(1.) THIS is a reference under the E.D. Act, 1953. The question is whether, for the purpose of estate duty leviable on the estate of a deceased Hindu, a reasonable provisions for marriage of his unmarried daughter can be allowed as a deductible debt ?
(2.) THE deceased, in this case, died possessed of an estate worth Rs. 4,17,844. THE estate comprised of both ancestral property and self-acquisitions. THE deceased was survived by his wife and a minor daughter aged 17. THE deceased's widow filed an estate duty account with the Assistant Controller of Estate Duty. She claimed, inter alia, a deduction for Rs. 72,000 as provision for the marriage of the daughter. THE Asst. Controller, however, negatived this claim. He took the view that the obligation to get the daughter married was a personal obligation of the deceased and was not a charge on the estate. THE Appellate Controller and the Appellate Tribunal, however, took a different view. THEy held that under the Hindu law a n obligation of this sort is enforceable against the ancestral property which the deceased died possessed of. THEy, however, limited the allowance in this case to Rs. 50,000 as representing a reasonable provision, as against the amount of Rs. 72,000 which the accountable person claimed as a deduction.

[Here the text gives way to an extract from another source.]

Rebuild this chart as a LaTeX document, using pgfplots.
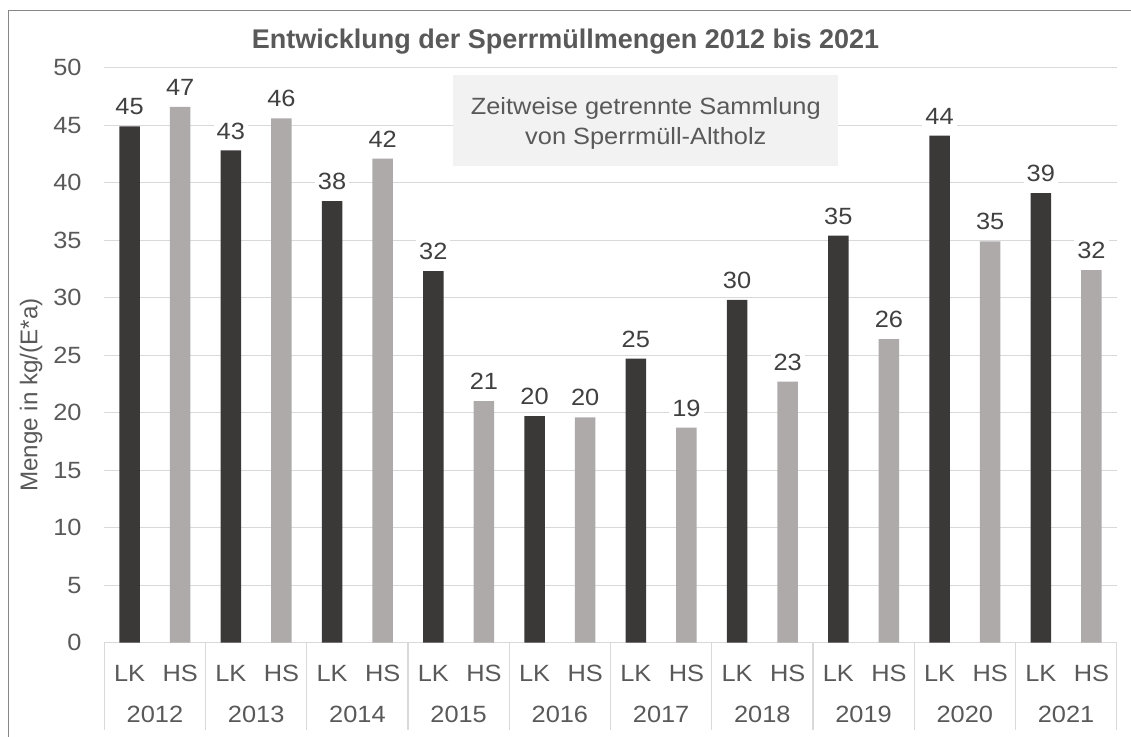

(3.) FOR the accountable person it is urged that it ill-becomes the Department to treat the settlement of the property as a discharge of the decease's obligation towards the daughter's marriage when the Department had set at nought the settlement by imposing estate duty even on the settled property as property deemed to pass under s. 9 of the Act. The Department, it was said, cannot have it both ways. This contention of the accountable person can be rested only on some broad equitable considerations. Equity and estate duty, however, are strangers. That s. 9 imposes an extra burden on the dutiable estate can be no reason for claiming a countervailing allowance to neutralize its effect otherwise. The E D Act carries a number of similar deeming provisions which employ legal fictions for treating what ordinarily would be non-dutiable property as dutiable property. But there is no evidence in the statue of a general policy to go the whole hog with the statutory fictions and make corresponding provision for allowance and deductions as well, in every situation in which the property is deemed to pass. The fictions under the Act generally stop short with laying the charge; they do not extend their field to deductions climbable by the accountable person. The Act no doubt includes a provision or two applying the statutory fiction even to the subject-matter of deductions. But the mischief of these rare provisions is not to allow deductions, but to disallow them. Witness, for instances, ss. 45 and 46.